Tonally, Porous Resonance Abyss leans toward an open and shockingly joyous sound. Krallice even at their bleakest expanses of black metal were never particularly cold; they are passionate romantics at heart, cleaving more to the drama and sturm-und-drang of black metal as a form than the resolute coldness, which explains as well how comfortable they are with the more imagistic expanses of progressive music. But the shift here to an almost entirely progressive rock and metal format pulls out those joyful images we associate with goth rock at its interior core, the slashes of neon against the gleam of rain puddles on asphalt, the reflection of starlight against the black mirror of the wet highway, the way cold air can be refreshing and affirming. On one hand, gazing at the tracklist, one might be excited to hear “Part IIII,” Krallice’s first 20-plus-minute song ever, a boundary they somehow had yet to cross; in practice, the album-oriented syncreticism of this era of the band draws the eye away from independent pieces like that and instead orients it to the warm and affirming whole.
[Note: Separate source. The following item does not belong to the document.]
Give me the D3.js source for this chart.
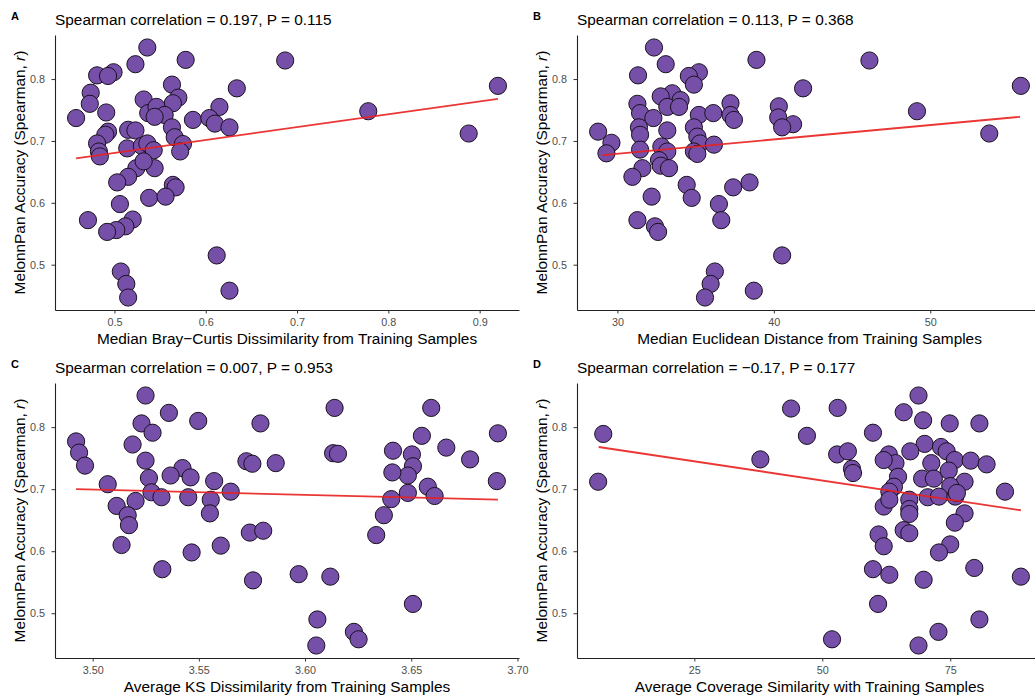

If the middle period from Ygg Huur to Wolf was one of wildly differing experiments, then this era has thus far been defined by a richer integration of elements explored across their body of work. By that metric, Porous Resonance Abyss places itself both firmly atop the ranking of this era of the group as well as indicating the seemingly limitless potential this foursome has for exploring these richly progressive soundscapes. That it’s pitched down the plate right at my specific heart doesn’t hurt too much either.